── SUPPLIED INFORMATION

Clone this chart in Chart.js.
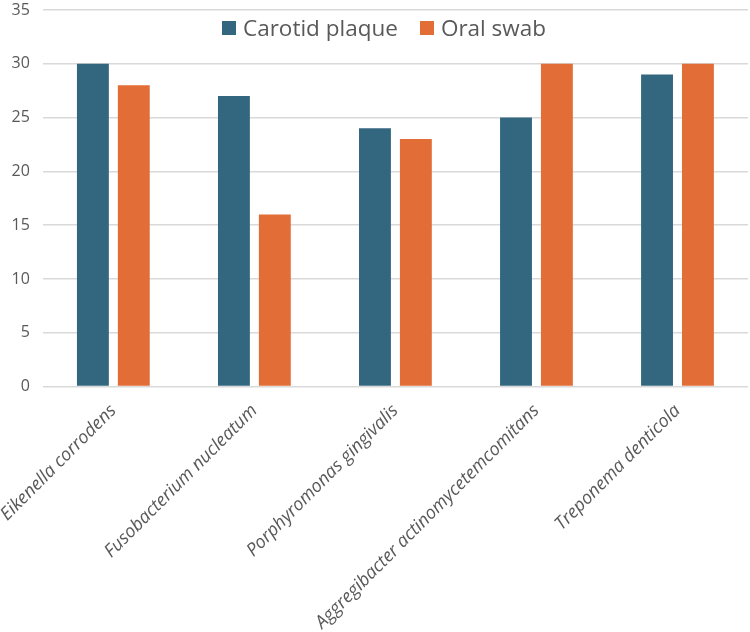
<!DOCTYPE html>
<html>
<head>
<meta charset="utf-8">
<script src="https://cdn.jsdelivr.net/npm/chart.js@4.4.1/dist/chart.umd.min.js"></script>
<style>
  body { margin: 0; background: #fff; }
  #wrap { position: relative; width: 750px; height: 632px; }
  #legend {
    position: absolute; top: 12px; left: 222px;
    font-family: "Open Sans", "Liberation Sans", sans-serif; font-size: 22.5px; color: #595959;
    display: flex; align-items: center; white-space: nowrap;
  }
  #legend span.box { display: inline-block; width: 14px; height: 14px; margin-right: 7px; }
  #legend span.item { display: inline-flex; align-items: center; margin-right: 22px; }
</style>
</head>
<body>
<div id="wrap">
  <canvas id="chart" width="750" height="632"></canvas>
  <div id="legend"></div>
</div>
<script>
const categories = ['Eikenella corrodens', 'Fusobacterium nucleatum', 'Porphyromonas gingivalis', 'Aggregibacter actinomycetemcomitans', 'Treponema denticola'];
const carotidPlaque = [30, 27, 24, 25, 29];
const oralSwab = [28, 16, 23, 30, 30];
const seriesNames = ['Carotid plaque', 'Oral swab'];
const seriesColors = ['#33677f', '#e36d36'];

// legend drawn over the plot like the original
const legend = document.getElementById('legend');
seriesNames.forEach(function(name, i) {
    legend.innerHTML += '<span class="item"><span class="box" style="background:' + seriesColors[i] + '"></span>' + name + '</span>';
});

const ctx = document.getElementById('chart');
new Chart(ctx, {
    type: 'bar',
    data: {
        labels: categories,
        datasets: [
            { label: seriesNames[0], data: carotidPlaque, backgroundColor: seriesColors[0] },
            { label: seriesNames[1], data: oralSwab, backgroundColor: seriesColors[1] }
        ]
    },
    options: {
        responsive: false,
        animation: false,
        categoryPercentage: 0.58,
        barPercentage: 0.78,
        layout: { padding: { top: 0, right: 2, left: 4, bottom: 0 } },
        plugins: {
            legend: { display: false },
            tooltip: { enabled: false }
        },
        scales: {
            x: {
                // transparent tick marks give the gap under the axis without shifting the plot sideways
                grid: { display: true, drawOnChartArea: false, drawTicks: true, tickLength: 15, tickColor: 'rgba(0,0,0,0)' },
                border: { display: false },
                ticks: {
                    maxRotation: 45,
                    minRotation: 45,
                    color: '#595959',
                    padding: 0,
                    font: { family: '"Open Sans", "Liberation Sans", sans-serif', size: 18, style: 'italic', lineHeight: 1 }
                }
            },
            y: {
                min: 0,
                max: 35,
                ticks: {
                    stepSize: 5,
                    color: '#595959',
                    padding: 2,
                    font: { family: '"Open Sans", "Liberation Sans", sans-serif', size: 16, lineHeight: 1 }
                },
                // invisible tick marks just to push the labels away from the plot
                grid: { color: '#d9d9d9', lineWidth: 1.5, drawTicks: true, tickLength: 11, tickColor: 'rgba(0,0,0,0)' },
                border: { display: false }
            }
        }
    }
});
</script>
</body>
</html>
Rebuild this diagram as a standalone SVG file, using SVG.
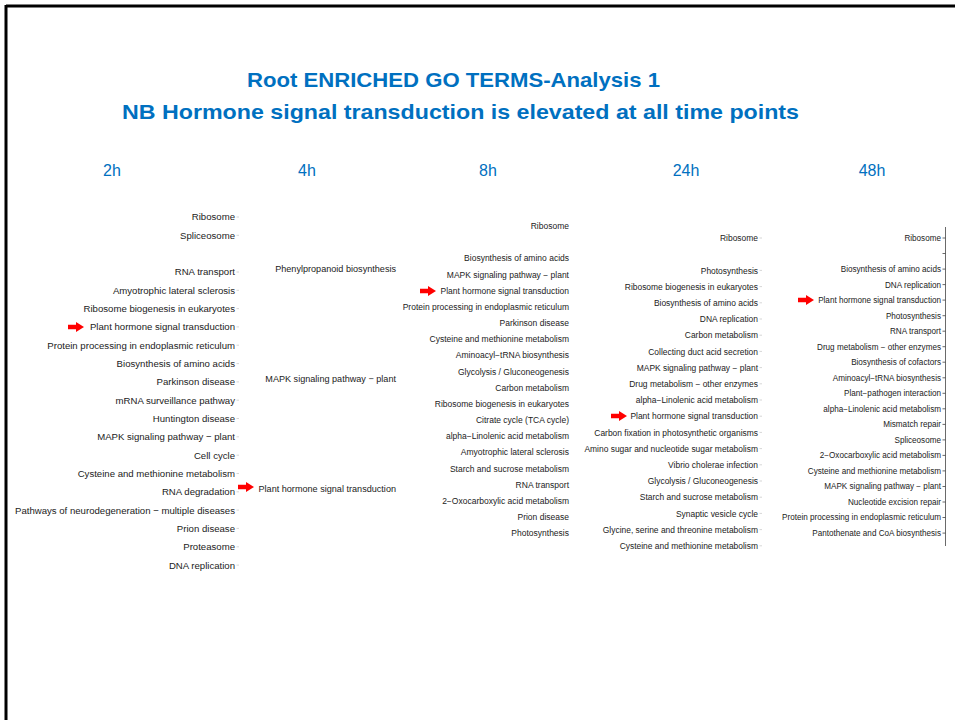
<svg xmlns="http://www.w3.org/2000/svg" width="955" height="720" viewBox="0 0 955 720">
<style>
.t{font-family:"Liberation Sans",Arial,sans-serif;fill:#222;text-anchor:end}
.c1{font-size:9.6px}.c2{font-size:9.1px}.c3{font-size:8.5px}.c4{font-size:8.45px}.c5{font-size:8.15px}
.hd{font-family:"Liberation Sans",Arial,sans-serif;font-size:16px;fill:#0070C0;text-anchor:middle}
.ti{font-family:"Liberation Sans",Arial,sans-serif;font-size:21px;font-weight:bold;fill:#0070C0}
.tk{stroke:#bbb;stroke-width:0.6}
.tk5{stroke:#444;stroke-width:0.8}
</style>
<defs>
<path id="arr" d="M0,-2.3 H8 V-5 L16,0 L8,5 V2.3 H0 Z" fill="#FF0000"/>
</defs>
<rect x="0" y="0" width="955" height="720" fill="#fff"/>
<g id="frame">
<line x1="6" y1="6" x2="955" y2="6" stroke="#000" stroke-width="3"/>
<line x1="6" y1="5" x2="6" y2="720" stroke="#000" stroke-width="3"/>
</g>
<g id="title">
<text class="ti" x="247" y="87" textLength="413" lengthAdjust="spacingAndGlyphs">Root ENRICHED GO TERMS-Analysis 1</text>
<text class="ti" x="122" y="119" textLength="677" lengthAdjust="spacingAndGlyphs">NB Hormone signal transduction is elevated at all time points</text>
</g>
<g id="headers">
<text class="hd" x="112" y="176">2h</text>
<text class="hd" x="307" y="176">4h</text>
<text class="hd" x="488" y="176">8h</text>
<text class="hd" x="686" y="176">24h</text>
<text class="hd" x="872" y="176">48h</text>
</g>
<g id="col-2h">
<text class="t c1" x="235" y="220.4">Ribosome</text>
<text class="t c1" x="235" y="238.7">Spliceosome</text>
<text class="t c1" x="235" y="275.4">RNA transport</text>
<text class="t c1" x="235" y="293.7">Amyotrophic lateral sclerosis</text>
<text class="t c1" x="235" y="312.0">Ribosome biogenesis in eukaryotes</text>
<text class="t c1" x="235" y="330.3">Plant hormone signal transduction</text>
<text class="t c1" x="235" y="348.6">Protein processing in endoplasmic reticulum</text>
<text class="t c1" x="235" y="367.0">Biosynthesis of amino acids</text>
<text class="t c1" x="235" y="385.3">Parkinson disease</text>
<text class="t c1" x="235" y="403.6">mRNA surveillance pathway</text>
<text class="t c1" x="235" y="421.9">Huntington disease</text>
<text class="t c1" x="235" y="440.2">MAPK signaling pathway − plant</text>
<text class="t c1" x="235" y="458.6">Cell cycle</text>
<text class="t c1" x="235" y="476.9">Cysteine and methionine metabolism</text>
<text class="t c1" x="235" y="495.2">RNA degradation</text>
<text class="t c1" x="235" y="513.5">Pathways of neurodegeneration − multiple diseases</text>
<text class="t c1" x="235" y="531.8">Prion disease</text>
<text class="t c1" x="235" y="550.2">Proteasome</text>
<text class="t c1" x="235" y="568.5">DNA replication</text>
<path class="tk" d="M236.5,217H239M236.5,235.3H239M236.5,272H239M236.5,290.3H239M236.5,308.6H239M236.5,326.9H239M236.5,345.2H239M236.5,363.6H239M236.5,381.9H239M236.5,400.2H239M236.5,418.5H239M236.5,436.8H239M236.5,455.2H239M236.5,473.5H239M236.5,491.8H239M236.5,510.1H239M236.5,528.4H239M236.5,546.8H239M236.5,565.1H239"/>
</g>
<g id="col-4h">
<text class="t c2" x="396" y="272.3">Phenylpropanoid biosynthesis</text>
<text class="t c2" x="396" y="382.3">MAPK signaling pathway − plant</text>
<text class="t c2" x="396" y="491.8">Plant hormone signal transduction</text>
</g>
<g id="col-8h">
<text class="t c3" x="569" y="229.1">Ribosome</text>
<text class="t c3" x="569" y="261.4">Biosynthesis of amino acids</text>
<text class="t c3" x="569" y="277.6">MAPK signaling pathway − plant</text>
<text class="t c3" x="569" y="293.7">Plant hormone signal transduction</text>
<text class="t c3" x="569" y="309.9">Protein processing in endoplasmic reticulum</text>
<text class="t c3" x="569" y="326.1">Parkinson disease</text>
<text class="t c3" x="569" y="342.2">Cysteine and methionine metabolism</text>
<text class="t c3" x="569" y="358.4">Aminoacyl−tRNA biosynthesis</text>
<text class="t c3" x="569" y="374.5">Glycolysis / Gluconeogenesis</text>
<text class="t c3" x="569" y="390.7">Carbon metabolism</text>
<text class="t c3" x="569" y="406.9">Ribosome biogenesis in eukaryotes</text>
<text class="t c3" x="569" y="423.0">Citrate cycle (TCA cycle)</text>
<text class="t c3" x="569" y="439.2">alpha−Linolenic acid metabolism</text>
<text class="t c3" x="569" y="455.3">Amyotrophic lateral sclerosis</text>
<text class="t c3" x="569" y="471.5">Starch and sucrose metabolism</text>
<text class="t c3" x="569" y="487.7">RNA transport</text>
<text class="t c3" x="569" y="503.8">2−Oxocarboxylic acid metabolism</text>
<text class="t c3" x="569" y="520.0">Prion disease</text>
<text class="t c3" x="569" y="536.1">Photosynthesis</text>
</g>
<g id="col-24h">
<text class="t c4" x="758" y="241.1">Ribosome</text>
<text class="t c4" x="758" y="273.5">Photosynthesis</text>
<text class="t c4" x="758" y="289.7">Ribosome biogenesis in eukaryotes</text>
<text class="t c4" x="758" y="305.9">Biosynthesis of amino acids</text>
<text class="t c4" x="758" y="322.1">DNA replication</text>
<text class="t c4" x="758" y="338.3">Carbon metabolism</text>
<text class="t c4" x="758" y="354.5">Collecting duct acid secretion</text>
<text class="t c4" x="758" y="370.7">MAPK signaling pathway − plant</text>
<text class="t c4" x="758" y="386.9">Drug metabolism − other enzymes</text>
<text class="t c4" x="758" y="403.1">alpha−Linolenic acid metabolism</text>
<text class="t c4" x="758" y="419.3">Plant hormone signal transduction</text>
<text class="t c4" x="758" y="435.5">Carbon fixation in photosynthetic organisms</text>
<text class="t c4" x="758" y="451.7">Amino sugar and nucleotide sugar metabolism</text>
<text class="t c4" x="758" y="467.9">Vibrio cholerae infection</text>
<text class="t c4" x="758" y="484.1">Glycolysis / Gluconeogenesis</text>
<text class="t c4" x="758" y="500.3">Starch and sucrose metabolism</text>
<text class="t c4" x="758" y="516.5">Synaptic vesicle cycle</text>
<text class="t c4" x="758" y="532.7">Glycine, serine and threonine metabolism</text>
<text class="t c4" x="758" y="548.9">Cysteine and methionine metabolism</text>
<path class="tk" d="M759.5,238H762M759.5,270.4H762M759.5,286.6H762M759.5,302.8H762M759.5,319H762M759.5,335.2H762M759.5,351.4H762M759.5,367.6H762M759.5,383.8H762M759.5,400H762M759.5,416.2H762M759.5,432.4H762M759.5,448.6H762M759.5,464.8H762M759.5,481H762M759.5,497.2H762M759.5,513.4H762M759.5,529.6H762M759.5,545.8H762"/>
</g>
<g id="col-48h">
<text class="t c5" x="941" y="240.9">Ribosome</text>
<text class="t c5" x="941" y="272.0">Biosynthesis of amino acids</text>
<text class="t c5" x="941" y="287.5">DNA replication</text>
<text class="t c5" x="941" y="303.0">Plant hormone signal transduction</text>
<text class="t c5" x="941" y="318.6">Photosynthesis</text>
<text class="t c5" x="941" y="334.1">RNA transport</text>
<text class="t c5" x="941" y="349.6">Drug metabolism − other enzymes</text>
<text class="t c5" x="941" y="365.1">Biosynthesis of cofactors</text>
<text class="t c5" x="941" y="380.7">Aminoacyl−tRNA biosynthesis</text>
<text class="t c5" x="941" y="396.2">Plant−pathogen interaction</text>
<text class="t c5" x="941" y="411.7">alpha−Linolenic acid metabolism</text>
<text class="t c5" x="941" y="427.3">Mismatch repair</text>
<text class="t c5" x="941" y="442.8">Spliceosome</text>
<text class="t c5" x="941" y="458.3">2−Oxocarboxylic acid metabolism</text>
<text class="t c5" x="941" y="473.8">Cysteine and methionine metabolism</text>
<text class="t c5" x="941" y="489.4">MAPK signaling pathway − plant</text>
<text class="t c5" x="941" y="504.9">Nucleotide excision repair</text>
<text class="t c5" x="941" y="520.4">Protein processing in endoplasmic reticulum</text>
<text class="t c5" x="941" y="536.0">Pantothenate and CoA biosynthesis</text>
<path class="tk5" d="M942.5,238H945.5M942.5,253.5H945.5M942.5,269.1H945.5M942.5,284.6H945.5M942.5,300.1H945.5M942.5,315.7H945.5M942.5,331.2H945.5M942.5,346.7H945.5M942.5,362.2H945.5M942.5,377.8H945.5M942.5,393.3H945.5M942.5,408.8H945.5M942.5,424.4H945.5M942.5,439.9H945.5M942.5,455.4H945.5M942.5,470.9H945.5M942.5,486.5H945.5M942.5,502H945.5M942.5,517.5H945.5M942.5,533.1H945.5"/>
<line x1="945.5" y1="227" x2="945.5" y2="546" stroke="#444" stroke-width="0.8"/>
</g>
<g id="arrows">
<use href="#arr" x="68" y="327"/>
<use href="#arr" x="238" y="487"/>
<use href="#arr" x="420" y="291"/>
<use href="#arr" x="611" y="416"/>
<use href="#arr" x="798" y="300"/>
</g>
</svg>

────

The lines from the start of the entries above through the one containing "const seriesColors = ['#33677f', '#e36d36'];" are to be retyped exactly, and no others. Pictures are left out.

Clone this chart in Chart.js.
<!DOCTYPE html>
<html>
<head>
<meta charset="utf-8">
<script src="https://cdn.jsdelivr.net/npm/chart.js@4.4.1/dist/chart.umd.min.js"></script>
<style>
  body { margin: 0; background: #fff; }
  #wrap { position: relative; width: 750px; height: 632px; }
  #legend {
    position: absolute; top: 12px; left: 222px;
    font-family: "Open Sans", "Liberation Sans", sans-serif; font-size: 22.5px; color: #595959;
    display: flex; align-items: center; white-space: nowrap;
  }
  #legend span.box { display: inline-block; width: 14px; height: 14px; margin-right: 7px; }
  #legend span.item { display: inline-flex; align-items: center; margin-right: 22px; }
</style>
</head>
<body>
<div id="wrap">
  <canvas id="chart" width="750" height="632"></canvas>
  <div id="legend"></div>
</div>
<script>
const categories = ['Eikenella corrodens', 'Fusobacterium nucleatum', 'Porphyromonas gingivalis', 'Aggregibacter actinomycetemcomitans', 'Treponema denticola'];
const carotidPlaque = [30, 27, 24, 25, 29];
const oralSwab = [28, 16, 23, 30, 30];
const seriesNames = ['Carotid plaque', 'Oral swab'];
const seriesColors = ['#33677f', '#e36d36'];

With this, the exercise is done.